Jesús cuestiona su legitimidad para intervenir en el asunto. O bien venía designado en las disposiciones testamentarias paternas —nada probable— o se requería que «ambos» hermanos estuvieran allí sometiendo a su criterio el proceso de justo reparto. De este modo, al preguntar por su designación («¿Donde está tu hermano?»), hace ver al quejoso que no es mejor que su hermano ausente, aquel que supuestamente esta reteniendo lo que no es suyo. Por eso, pasando al plano general, Jesús nos denuncia a todos que no somos mejores que el que retiene lo de su hermano, ni que el otro hermano que es capaz de ponerlo en evidencia por intereses materiales. «Mirad; guardaos de toda clase de codicia. Pues aunque uno ande sobrado, su vida no depende de sus bienes«.
Ahí radica la intrínseca maldad de la codicia; en hacer creer que la vida depende de los bienes. Y, claro, ciertamente existen muchas clases de bienes. Aunque, para qué vamos a engañarnos, son los bienes «materiales» los que nutren principalmente la codicia. Aunque tambien se codician honores, puestos, reconocimientos, notoriedad, trabajos, autoría, etc. Por haber, hay hasta codicia espiritual. Ahora bien, volviendo a la cosecha excepcional y a las riquezas para sí mismo, la frontera entre «bienes materiales» y «ansias de que se me haga justicia» en la práctica es muy borrosa.
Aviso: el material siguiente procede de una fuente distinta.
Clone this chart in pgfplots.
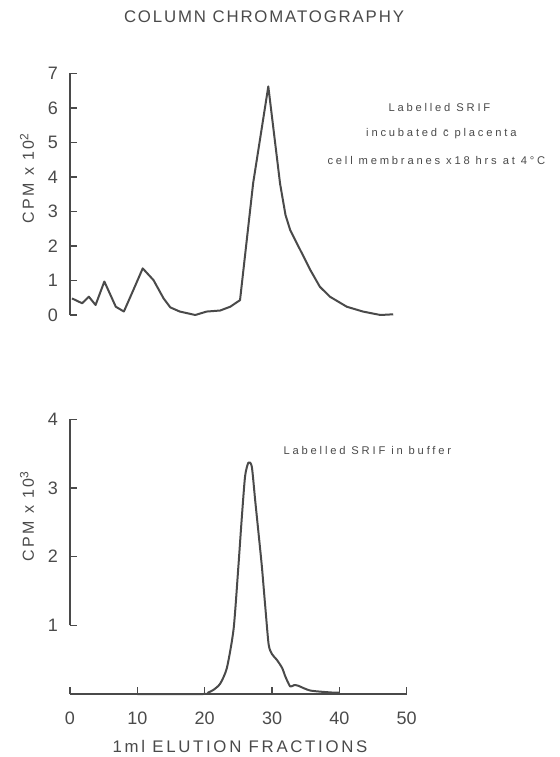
\documentclass[border=0pt]{standalone}
\usepackage{fontspec}
\setmainfont{Liberation Sans}
\newfontfamily\titlefont[LetterSpace=11]{Liberation Sans}
\newfontfamily\annfont[LetterSpace=25]{Liberation Sans}
\newfontfamily\labfont[LetterSpace=16]{Liberation Sans}
\usepackage{pgfplots}
\pgfplotsset{compat=1.18}
\definecolor{ink}{HTML}{4A4A4A}
\begin{document}
\begin{tikzpicture}
\useasboundingbox (0,0) rectangle (280pt,378.5pt);
\pgfplotsset{common/.style={scale only axis, width=168.35pt, xmin=0, xmax=50,
  axis line style={ink, line width=0.7pt}, tick style={ink, line width=0.7pt},
  tick align=inside, major tick length=3.5pt,
  ticklabel style={font=\fontsize{9}{10}\selectfont, text=ink},
  /pgf/number format/assume math mode=true, clip=false}}

% top panel
\begin{axis}[common, at={(35pt,221pt)}, anchor=south west, height=120.85pt,
  ymin=0, ymax=7, axis x line=none, axis y line*=left, ytick={0,...,7},
  yticklabel style={xshift=-2.5pt}]
\addplot[ink, line width=1pt, line join=round] coordinates {
(0.3,0.48) (1.8,0.34) (2.8,0.53) (3.8,0.29) (5.1,0.97) (6.8,0.24) (8.0,0.10)
(9.4,0.72) (10.8,1.35) (12.4,1.01) (13.9,0.48) (14.9,0.22) (16.3,0.10)
(18.6,0.00) (20.3,0.10) (22.3,0.13) (23.8,0.24) (25.25,0.43) (27.2,3.82)
(29.45,6.62) (31.2,3.8) (32.0,2.9) (32.7,2.46) (34.2,1.88) (35.7,1.3)
(37.1,0.82) (38.6,0.53) (41.1,0.24) (43.5,0.1) (46.1,0.0) (48.0,0.02)};
\end{axis}

% bottom panel
\begin{axis}[common, at={(35pt,31.5pt)}, anchor=south west, height=137.35pt,
  ymin=0, ymax=4, axis x line*=bottom, axis y line*=left,
  y axis line style={draw=none}, ytick={1,2,3,4}, xtick={0,10,...,50},
  xticklabel style={yshift=-5.5pt}, yticklabel style={xshift=-2.5pt}]
\draw[ink, line width=0.7pt] (axis cs:0,1) -- (axis cs:0,4);
\addplot[ink, line width=1.1pt, line cap=round] coordinates {(10,0) (19.8,0)};
\addplot[ink, line width=1pt, smooth, tension=0.4, line join=round] coordinates {
(10,0.0) (19.8,0.0) (20.5,0.02) (21.3,0.06) (22.3,0.15) (23.3,0.38) (24.3,0.95)
(25.0,1.85) (25.5,2.55) (26.0,3.17) (26.5,3.37) (27.0,3.31) (27.5,2.82)
(28.0,2.34) (28.5,1.85) (29.0,1.27) (29.5,0.72) (30.0,0.58) (30.7,0.5)
(31.5,0.38) (32.0,0.25) (32.7,0.11) (33.3,0.13) (33.9,0.12) (35.7,0.05)
(39.1,0.02) (40,0.02)};
\end{axis}

\node[text=ink, font=\titlefont\fontsize{8.4}{10}\selectfont] at (132pt,370.2pt) {COLUMN CHROMATOGRAPHY};
\node[text=ink, font=\annfont\fontsize{5.6}{6}\selectfont] at (219.7pt,325pt) {Labelled SRIF};
\node[text=ink, font=\annfont\fontsize{5.6}{6}\selectfont] at (220.7pt,311.5pt) {incubated \={c} placenta};
\node[text=ink, font=\annfont\fontsize{5.6}{6}\selectfont] at (218.2pt,298.5pt) {cell membranes x18 hrs at 4\textdegree C};
\node[text=ink, font=\annfont\fontsize{5.6}{6}\selectfont] at (183.7pt,153.2pt) {Labelled SRIF in buffer};
\node[text=ink, font=\labfont\fontsize{8.4}{10}\selectfont] at (120pt,5.5pt) {1ml ELUTION FRACTIONS};
\node[text=ink, rotate=90, font=\labfont\fontsize{8}{10}\selectfont] at (13.5pt,289.5pt) {CPM x 10\textsuperscript{2}};
\node[text=ink, rotate=90, font=\labfont\fontsize{8}{10}\selectfont] at (13.5pt,120.5pt) {CPM x 10\textsuperscript{3}};
\end{tikzpicture}
\end{document}
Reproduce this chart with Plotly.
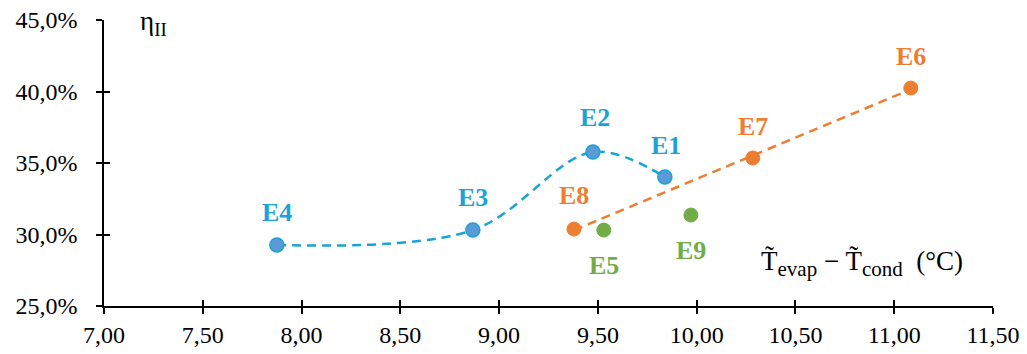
import numpy as np
import plotly.graph_objects as go

# Data
blue_labels = ["E4", "E3", "E2", "E1"]
blue_x = [7.875, 8.867, 9.475, 9.839]
blue_y = [0.2927, 0.3031, 0.3577, 0.3402]

orange_labels = ["E8", "E7", "E6"]
orange_x = [9.379, 10.284, 11.084]
orange_y = [0.3038, 0.3535, 0.4024]

green_labels = ["E5", "E9"]
green_x = [9.53, 9.971]
green_y = [0.3031, 0.3136]

x_ticks = [7.0, 7.5, 8.0, 8.5, 9.0, 9.5, 10.0, 10.5, 11.0, 11.5]
y_ticks = [0.25, 0.30, 0.35, 0.40, 0.45]

BLUE_LINE = "#1AA3D6"
BLUE_FILL = "#5B9BD5"
ORANGE = "#ED7D31"
GREEN = "#70AD47"
FONT = "Liberation Serif, Times New Roman, serif"

fig = go.Figure()

fig.add_trace(go.Scatter(x=blue_x, y=blue_y, mode="lines",
                         line=dict(color=BLUE_LINE, width=2.5, dash="9px,6px", shape="spline", smoothing=1.0),
                         hoverinfo="skip", showlegend=False))

coef = np.polyfit(orange_x, orange_y, 1)
tx = [min(orange_x), max(orange_x)]
ty = [coef[0] * v + coef[1] for v in tx]
fig.add_trace(go.Scatter(x=tx, y=ty, mode="lines",
                         line=dict(color=ORANGE, width=2.5, dash="9px,6px"),
                         hoverinfo="skip", showlegend=False))

fig.add_trace(go.Scatter(x=blue_x, y=blue_y, mode="markers",
                         marker=dict(size=14, color=BLUE_FILL, line=dict(color=BLUE_LINE, width=1.5)),
                         showlegend=False))
fig.add_trace(go.Scatter(x=orange_x, y=orange_y, mode="markers",
                         marker=dict(size=14, color=ORANGE, line=dict(color=ORANGE, width=1)),
                         showlegend=False))
fig.add_trace(go.Scatter(x=green_x, y=green_y, mode="markers",
                         marker=dict(size=14, color=GREEN, line=dict(color=GREEN, width=1)),
                         showlegend=False))

label_shift = {"E4": 32, "E3": 33, "E2": 34, "E1": 32, "E8": 34, "E7": 32, "E6": 32,
               "E5": -35, "E9": -35}
label_dx = {"E2": 2, "E1": 1}
for labels, xs, ys, col in [(blue_labels, blue_x, blue_y, BLUE_LINE),
                            (orange_labels, orange_x, orange_y, ORANGE),
                            (green_labels, green_x, green_y, GREEN)]:
    for lab, xv, yv in zip(labels, xs, ys):
        fig.add_annotation(x=xv, y=yv, text="<b>%s</b>" % lab, showarrow=False,
                           xref="x", yref="y", yshift=label_shift[lab], xshift=label_dx.get(lab, 0),
                           font=dict(family=FONT, size=26, color=col))

fig.add_annotation(xref="x domain", yref="y domain", x=0.038, y=0.99,
                   xanchor="left", yanchor="middle", text="η<sub>II</sub>", showarrow=False,
                   font=dict(family=FONT, size=27, color="black"))
fig.add_annotation(xref="x domain", yref="y domain", x=0.737, y=0.15, xanchor="left", yanchor="middle",
                   text="T\u0303<sub><span style='font-size:21px'>evap</span></sub> \u2212 "
                        "T\u0303<sub><span style='font-size:21px'>cond</span></sub>\u00a0\u00a0(°C)",
                   showarrow=False,
                   font=dict(family=FONT, size=27, color="black"))

axis_common = dict(showgrid=False, zeroline=False, showline=True, linecolor="black", linewidth=1.5,
                   ticks="outside", ticklen=6, tickwidth=1.5, tickcolor="black", automargin=False,
                   ticklabeloverflow="allow",
                   tickfont=dict(family=FONT, size=24, color="black"))
fig.update_layout(
    width=1027, height=354,
    margin=dict(l=104, r=34, t=20, b=48),
    plot_bgcolor="white", paper_bgcolor="white",
    font=dict(family=FONT, color="black"),
    separators=",.",
    xaxis=dict(range=[7.0, 11.5], tickvals=x_ticks, tickformat=".2f", **axis_common),
    yaxis=dict(range=[0.25, 0.45], tickvals=y_ticks, tickformat=".1%", ticklabelstandoff=14,
               **axis_common),
    xaxis2=dict(overlaying="x", matches="x", range=[7.0, 11.5], tickvals=x_ticks, ticks="inside",
                ticklen=6, tickwidth=1.5, tickcolor="black", showticklabels=False, automargin=False,
                showgrid=False, zeroline=False, anchor="y"),
    yaxis2=dict(overlaying="y", matches="y", range=[0.25, 0.45], tickvals=y_ticks, ticks="inside",
                ticklen=6, tickwidth=1.5, tickcolor="black", showticklabels=False, automargin=False,
                showgrid=False, zeroline=False, anchor="x"),
    showlegend=False,
)
fig.add_trace(go.Scatter(x=[7.0], y=[0.25], xaxis="x2", yaxis="y2", mode="markers",
                         marker=dict(opacity=0), hoverinfo="skip", showlegend=False))

fig.write_html("out.html", config={"displayModeBar": False},
               post_script="document.body.style.margin='0';document.body.style.overflow='hidden';")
La mayor parte de la gente dice litigar no por intereses sino en pro de que brille la justicia. Se adhieren al refrán; dicen pelear por el fuero y no por el huevo. El argumentario más socorrido es «que se haga justicia», «que no prevalezca el mal», «que no se salga con la suya quien no tiene razón», «que se enmiende», «que me dé lo que es mío», etc. Eso ya lo vió Jesús, y nos exhortó a librarnos de «toda clase de codicia«, también de la que se reviste del augusto nombre de justicia.